Dans une déclaration conjointe rendue publique ce mercredi 30 avril 2025, Martin Fayulu, Moïse Katumbi, Delly Sesanga et Joseph Kabila ont salué avec une prudence calculée les récentes avancées diplomatiques entre Kinshasa et Kigali. Tout en reconnaissant le caractère « significatif » des déclarations de Washington et des pourparlers sous médiation américaine, ces figures majeures de l’opposition congolaise ont martelé un message sans équivoque : aucune paix durable ne naîtra de solutions conçues hors des frontières congolaises.
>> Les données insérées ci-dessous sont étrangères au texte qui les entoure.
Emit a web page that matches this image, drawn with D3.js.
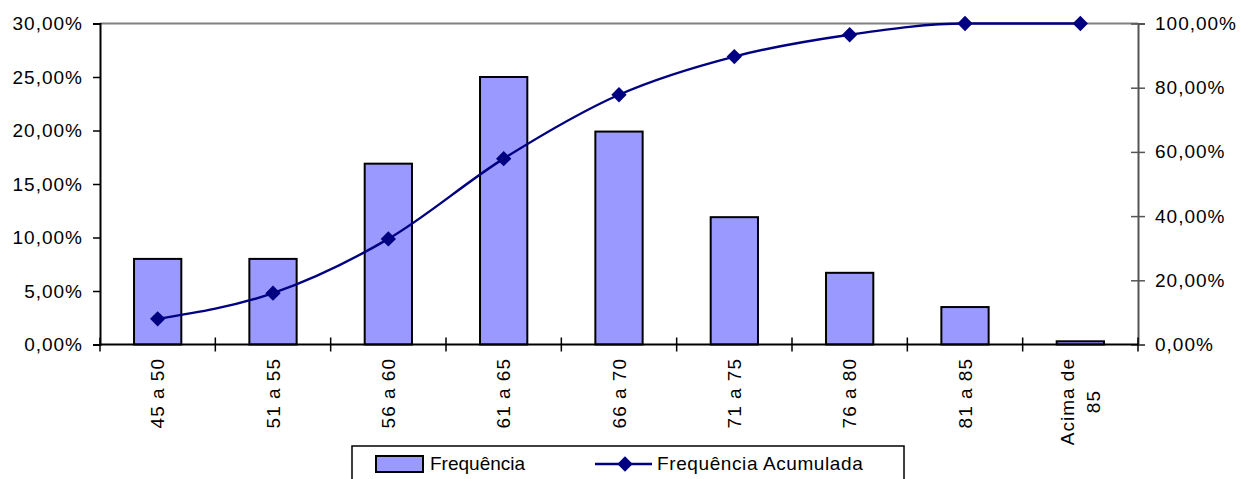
<!DOCTYPE html>
<html>
<head>
<meta charset="utf-8">
<script src="https://cdn.jsdelivr.net/npm/d3@7"></script>
<style>
  body { margin: 0; background: #fff; }
  svg text { font-family: "Liberation Sans", Arial, sans-serif; fill: #000; }
</style>
</head>
<body>
<div id="graph"></div>
<script>
// data
var categories = ["45 a 50", "51 a 55", "56 a 60", "61 a 65", "66 a 70", "71 a 75", "76 a 80", "81 a 85", "Acima de\n85"];
var freq = [8.0, 8.0, 16.9, 25.0, 19.9, 11.9, 6.7, 3.5, 0.3];
var freqAcum = [8.0, 16.0, 32.9, 57.9, 77.8, 89.7, 96.5, 100, 100];
var leftTicks = [0, 5, 10, 15, 20, 25, 30];
var rightTicks = [0, 20, 40, 60, 80, 100];

var W = 1242, H = 479;
// note: "top" is reserved on window, so plot_* names
var plot_l = 100, plot_r = 1138, plot_t = 23.5, plot_b = 344.5;

var svg = d3.select("#graph").append("svg")
  .attr("width", W)
  .attr("height", H);

function pct(v) { return d3.format(".2f")(v).replace(".", ",") + "%"; }

// scales
var x0 = d3.scaleBand().domain(categories).range([plot_l, plot_r]).padding(0);
var xBar = d3.scaleBand().domain(categories).range([plot_l, plot_r])
  .paddingInner(0.59).paddingOuter(0.295);
var yL = d3.scaleLinear().domain([0, 30]).range([plot_b, plot_t]);
var yR = d3.scaleLinear().domain([0, 100]).range([plot_b, plot_t]);

// top border
svg.append("line")
  .attr("x1", plot_l).attr("x2", plot_r)
  .attr("y1", plot_t).attr("y2", plot_t)
  .attr("stroke", "#808080").attr("stroke-width", 2);

// bars
svg.selectAll(".bar")
  .data(freq)
  .enter().append("rect")
  .attr("class", "bar")
  .attr("x", function(d, i) { return xBar(categories[i]); })
  .attr("width", xBar.bandwidth())
  .attr("y", function(d) { return yL(d); })
  .attr("height", function(d) { return plot_b - yL(d); })
  .attr("fill", "#9999ff")
  .attr("stroke", "#000")
  .attr("stroke-width", 2);

// left axis
var gl = svg.append("g")
  .attr("transform", "translate(" + plot_l + ",0)")
  .call(d3.axisLeft(yL).tickValues(leftTicks).tickSize(7).tickPadding(10).tickFormat(pct));
gl.select(".domain").attr("stroke", "#000").attr("stroke-width", 2);
gl.selectAll(".tick line").attr("stroke", "#000").attr("stroke-width", 1.5);
gl.selectAll("text").style("font-size", "19px").style("letter-spacing", "1px")
  .attr("fill", "#000");

// right axis
var gr = svg.append("g")
  .attr("transform", "translate(" + plot_r + ",0)")
  .call(d3.axisRight(yR).tickValues(rightTicks).tickSize(7).tickPadding(10).tickFormat(pct));
gr.select(".domain").attr("stroke", "#555").attr("stroke-width", 2);
gr.selectAll(".tick line").attr("stroke", "#555").attr("stroke-width", 1.5).attr("x1", -7);
gr.selectAll("text").style("font-size", "19px").style("letter-spacing", "1px")
  .attr("fill", "#000");

// bottom axis: line, cross ticks at category boundaries
svg.append("line")
  .attr("x1", plot_l).attr("x2", plot_r)
  .attr("y1", plot_b).attr("y2", plot_b)
  .attr("stroke", "#000").attr("stroke-width", 2);
var bounds = categories.map(function(c) { return x0(c); }).concat([plot_r]);
svg.selectAll(".xtick")
  .data(bounds)
  .enter().append("line")
  .attr("x1", function(d) { return d; }).attr("x2", function(d) { return d; })
  .attr("y1", plot_b - 7).attr("y2", plot_b + 7)
  .attr("stroke", "#000").attr("stroke-width", 1.5);

// rotated category labels
categories.forEach(function(c) {
  var cx = x0(c) + x0.bandwidth() / 2;
  var lines = c.split("\n");
  var g = svg.append("g")
    .attr("transform", "translate(" + cx + ",358) rotate(-90)");
  var texts = lines.map(function(l, j) {
    return g.append("text")
      .attr("x", 0)
      .attr("y", (j - (lines.length - 1) / 2) * 26)
      .attr("dy", "0.35em")
      .attr("text-anchor", "end")
      .style("font-size", "19px")
      .style("letter-spacing", "1px")
      .text(l);
  });
  if (lines.length > 1) {
    var maxLen = d3.max(texts, function(t) { return t.node().getComputedTextLength(); });
    texts.forEach(function(t) {
      t.attr("text-anchor", "middle").attr("x", -maxLen / 2);
    });
  }
});

// cumulative line
var line = d3.line()
  .x(function(d, i) { return x0(categories[i]) + x0.bandwidth() / 2; })
  .y(function(d) { return yR(d); })
  .curve(d3.curveMonotoneX);

svg.append("path")
  .datum(freqAcum)
  .attr("d", line)
  .attr("fill", "none")
  .attr("stroke", "#000080")
  .attr("stroke-width", 2.4);

var diamond = d3.symbol().type(d3.symbolDiamond2).size(150);
svg.selectAll(".pt")
  .data(freqAcum)
  .enter().append("path")
  .attr("class", "pt")
  .attr("transform", function(d, i) {
    return "translate(" + (x0(categories[i]) + x0.bandwidth() / 2) + "," + yR(d) + ")";
  })
  .attr("d", diamond)
  .attr("fill", "#000080");

// legend
var lg = svg.append("g");
lg.append("rect")
  .attr("x", 352).attr("y", 446)
  .attr("width", 552).attr("height", 50)
  .attr("fill", "#fff").attr("stroke", "#000").attr("stroke-width", 1.5);
lg.append("rect")
  .attr("x", 376).attr("y", 456)
  .attr("width", 47).attr("height", 16)
  .attr("fill", "#9999ff").attr("stroke", "#000").attr("stroke-width", 2);
lg.append("text")
  .attr("x", 430).attr("y", 470)
  .style("font-size", "19px")
  .text("Frequência");
lg.append("line")
  .attr("x1", 595).attr("x2", 652)
  .attr("y1", 464).attr("y2", 464)
  .attr("stroke", "#000080").attr("stroke-width", 2.4);
lg.append("path")
  .attr("transform", "translate(625,464)")
  .attr("d", diamond)
  .attr("fill", "#000080");
lg.append("text")
  .attr("x", 657).attr("y", 470)
  .style("font-size", "19px")
  .style("letter-spacing", "0.6px")
  .text("Frequência Acumulada");
</script>
</body>
</html>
« Proclamons en conséquence qu’un dialogue interne est indispensable », ont-ils insisté, brandissant l’initiative CENCO-ECC comme seul rempart contre les « solutions factices ». Leur plaidoyer, teinté d’un nationalisme stratégique, sonne comme un rappel à l’ordre aux partenaires internationaux : l’intégration économique régionale ne saurait primer sur la souveraineté congolaise. Une mise en garde qui résonne étrangement alors que s’accélère la course aux minerais stratégiques dans la région des Grands Lacs.
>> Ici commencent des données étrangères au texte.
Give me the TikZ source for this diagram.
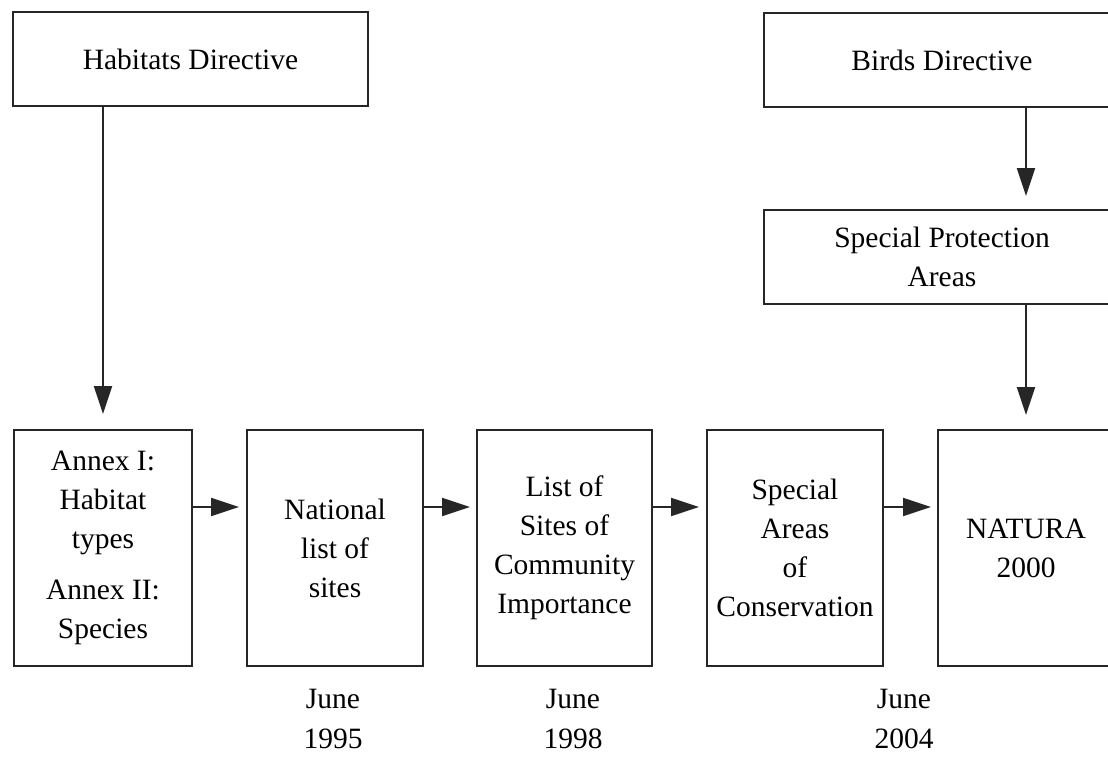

Derrière les appels à la « synergie » entre initiatives internationales perce une critique acerbe du régime en place. Les signataires pointent du doigt un cocktail explosif : violation constitutionnelle, gabegie financière et « consolidation de la dictature ». Des maux endogènes qui, selon eux, alimentent autant la crise que l’appétit des voisins régionaux. La référence aux « tenants illégitimes du pouvoir » ne laisse planer aucun doute sur leur cible – un pouvoir issu de « fraudes électorales » qui aurait troqué sa légitimité contre des soutiens étrangers.
Ironie du calendrier politique, cette sortie intervient à la veille de la présentation d’un projet de cessez-le-feu à Washington. Les opposants y voient-ils un écran de fumée masquant l’absence de réformes structurelles ? Leur insistance sur la publication intégrale des accords économiques sous-régionaux trahit une méfiance ancestrale : celle de voir se rejouer, sous couvert de coopération, le pillage organisé des ressources congolaises.
Pourtant, les signataires ne jettent pas le bébé diplomatique avec l’eau du bain politique. Leur satisfaction mesurée face au respect affirmé de l’intégrité territoriale dans les Principes de Washington révèle une stratégie en équilibre : soutenir les avancées tangibles tout en maintenant la pression sur les vrais enjeux. Un jeu de dupes où chaque communiqué devient une arme pour contester la légitimité du pouvoir en place.
La référence appuyée à la médiation de la CENCO-ECC n’est pas innocente. En exhumant cette initiative portée par les Églises, l’opposition tisse sa propre narrative : celle d’un Congo capable d’enfanter ses solutions hors des cénacles politiques corrompus. Mais ce choix soulève une question cruciale : les divisions historiques au sein de l’opposition ne risquent-elles pas de réduire ce dialogue à un théâtre d’ombres ?
Alors que Doha et Washington multiplient les sommets trilatéraux, la balle est désormais dans le camp du pouvoir. Acceptera-t-il de partager le monopole du dialogue politique ? Ou préférera-t-il, une fois encore, troquer des concessions régionales contre une survie politique à Kinshasa ? La réponse déterminera si les prochains mois verront éclore une véritable transition ou simplement une nouvelle saison de simulacres.